▶ [What you have to do]
From the listing below, copy word for word every line starting at the one that includes "Recreate this image" and ending at the one that includes "(0,0) rectangle (931,516);"; the pictures are omitted.

▶ [Material for this exercise]
────

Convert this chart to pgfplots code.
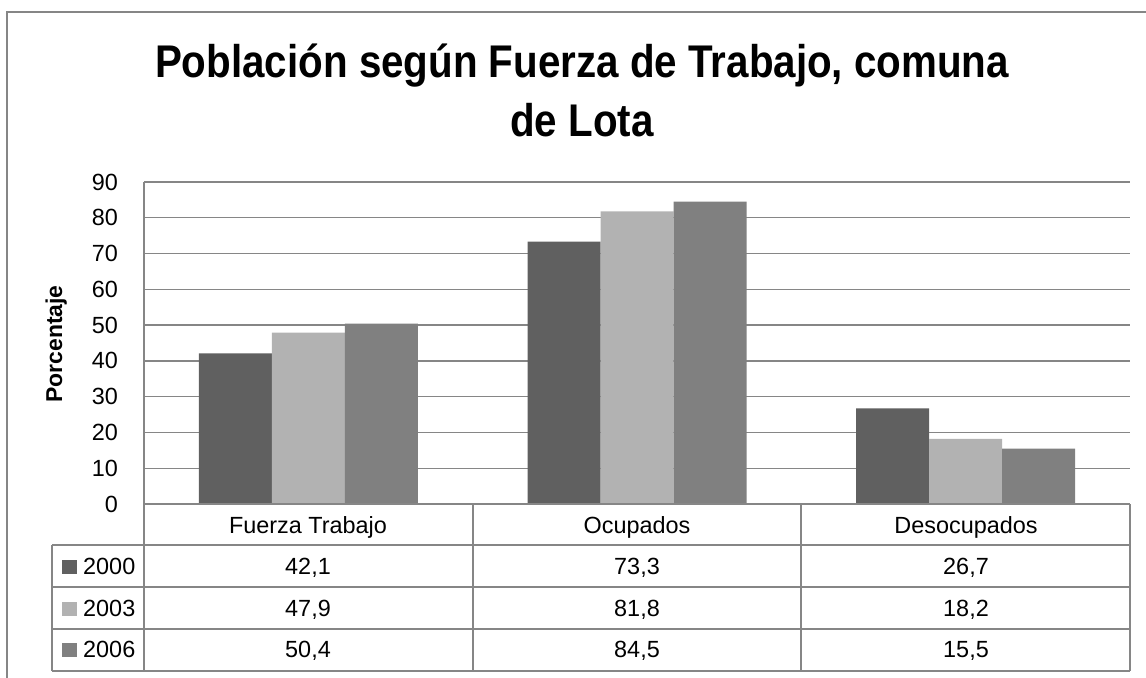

────

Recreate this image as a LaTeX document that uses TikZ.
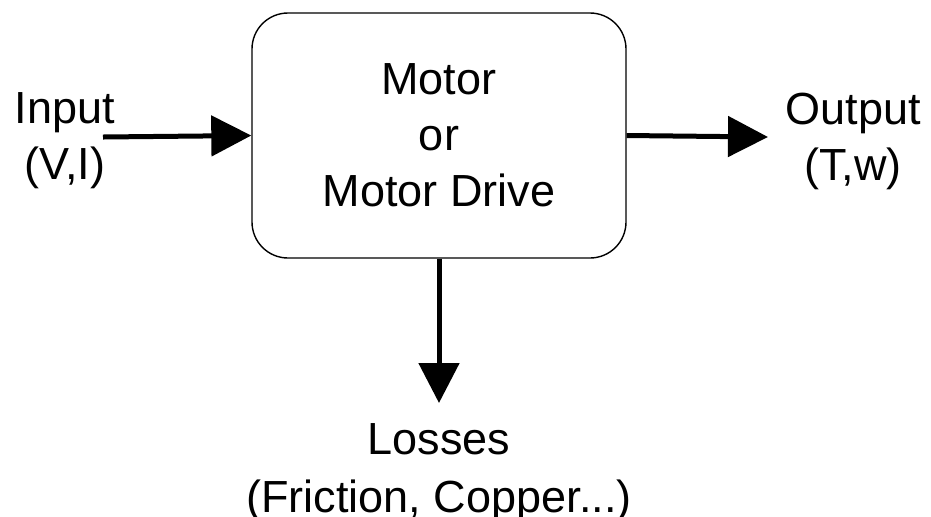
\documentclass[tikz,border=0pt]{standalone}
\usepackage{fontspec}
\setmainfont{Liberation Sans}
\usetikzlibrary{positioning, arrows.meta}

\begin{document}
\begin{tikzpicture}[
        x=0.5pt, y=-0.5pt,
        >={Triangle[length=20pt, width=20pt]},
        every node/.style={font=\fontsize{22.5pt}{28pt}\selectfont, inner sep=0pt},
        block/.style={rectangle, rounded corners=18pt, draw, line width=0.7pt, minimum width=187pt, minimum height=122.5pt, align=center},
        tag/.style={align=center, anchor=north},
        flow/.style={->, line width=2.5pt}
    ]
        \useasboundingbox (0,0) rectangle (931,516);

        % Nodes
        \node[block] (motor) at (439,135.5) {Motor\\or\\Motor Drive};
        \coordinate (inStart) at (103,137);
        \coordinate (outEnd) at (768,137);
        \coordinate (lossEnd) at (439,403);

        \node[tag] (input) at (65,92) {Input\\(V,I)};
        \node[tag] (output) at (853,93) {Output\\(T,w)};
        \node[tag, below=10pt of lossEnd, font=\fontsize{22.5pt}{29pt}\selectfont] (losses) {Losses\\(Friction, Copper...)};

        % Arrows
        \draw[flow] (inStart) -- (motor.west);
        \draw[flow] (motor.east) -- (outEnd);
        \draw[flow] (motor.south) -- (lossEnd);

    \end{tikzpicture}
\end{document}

────

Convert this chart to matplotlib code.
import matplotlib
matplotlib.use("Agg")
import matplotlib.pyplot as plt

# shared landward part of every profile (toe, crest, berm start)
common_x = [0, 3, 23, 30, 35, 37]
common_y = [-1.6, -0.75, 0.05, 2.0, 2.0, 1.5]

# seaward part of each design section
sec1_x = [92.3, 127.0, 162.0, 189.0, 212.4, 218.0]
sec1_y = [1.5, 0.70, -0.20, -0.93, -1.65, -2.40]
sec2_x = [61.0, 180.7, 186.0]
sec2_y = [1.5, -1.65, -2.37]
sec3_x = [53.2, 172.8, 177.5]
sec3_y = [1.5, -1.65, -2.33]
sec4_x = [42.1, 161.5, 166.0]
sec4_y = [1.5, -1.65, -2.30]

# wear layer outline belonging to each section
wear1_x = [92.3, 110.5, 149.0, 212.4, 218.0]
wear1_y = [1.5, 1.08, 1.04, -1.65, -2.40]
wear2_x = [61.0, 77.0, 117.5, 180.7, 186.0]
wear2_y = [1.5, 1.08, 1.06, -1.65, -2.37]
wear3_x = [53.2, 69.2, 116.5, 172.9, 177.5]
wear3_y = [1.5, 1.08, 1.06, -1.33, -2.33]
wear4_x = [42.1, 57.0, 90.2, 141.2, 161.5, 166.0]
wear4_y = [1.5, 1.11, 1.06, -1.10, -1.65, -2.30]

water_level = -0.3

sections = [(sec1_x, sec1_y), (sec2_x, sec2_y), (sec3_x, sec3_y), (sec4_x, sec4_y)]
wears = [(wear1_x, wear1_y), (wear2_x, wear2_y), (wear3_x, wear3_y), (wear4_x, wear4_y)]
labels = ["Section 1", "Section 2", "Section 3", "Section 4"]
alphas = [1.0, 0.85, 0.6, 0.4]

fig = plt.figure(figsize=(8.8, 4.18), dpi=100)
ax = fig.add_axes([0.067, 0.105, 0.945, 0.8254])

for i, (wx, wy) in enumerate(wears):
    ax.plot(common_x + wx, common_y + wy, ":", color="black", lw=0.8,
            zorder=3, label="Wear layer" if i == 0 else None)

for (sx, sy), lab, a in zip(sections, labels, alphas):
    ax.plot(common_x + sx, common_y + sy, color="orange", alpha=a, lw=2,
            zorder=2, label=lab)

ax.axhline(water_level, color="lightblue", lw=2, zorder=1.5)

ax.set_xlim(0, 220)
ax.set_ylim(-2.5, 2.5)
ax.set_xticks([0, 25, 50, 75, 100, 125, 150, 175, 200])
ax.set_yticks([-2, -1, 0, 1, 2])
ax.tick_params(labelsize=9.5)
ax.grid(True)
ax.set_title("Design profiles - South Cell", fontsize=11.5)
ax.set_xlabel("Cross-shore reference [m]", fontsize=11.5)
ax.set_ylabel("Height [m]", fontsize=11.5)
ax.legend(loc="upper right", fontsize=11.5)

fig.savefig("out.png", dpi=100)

────

▶ [Reply to the task]
Recreate this image as a LaTeX document that uses TikZ.
\documentclass[tikz,border=0pt]{standalone}
\usepackage{fontspec}
\setmainfont{Liberation Sans}
\usetikzlibrary{positioning, arrows.meta}

\begin{document}
\begin{tikzpicture}[
        x=0.5pt, y=-0.5pt,
        >={Triangle[length=20pt, width=20pt]},
        every node/.style={font=\fontsize{22.5pt}{28pt}\selectfont, inner sep=0pt},
        block/.style={rectangle, rounded corners=18pt, draw, line width=0.7pt, minimum width=187pt, minimum height=122.5pt, align=center},
        tag/.style={align=center, anchor=north},
        flow/.style={->, line width=2.5pt}
    ]
        \useasboundingbox (0,0) rectangle (931,516);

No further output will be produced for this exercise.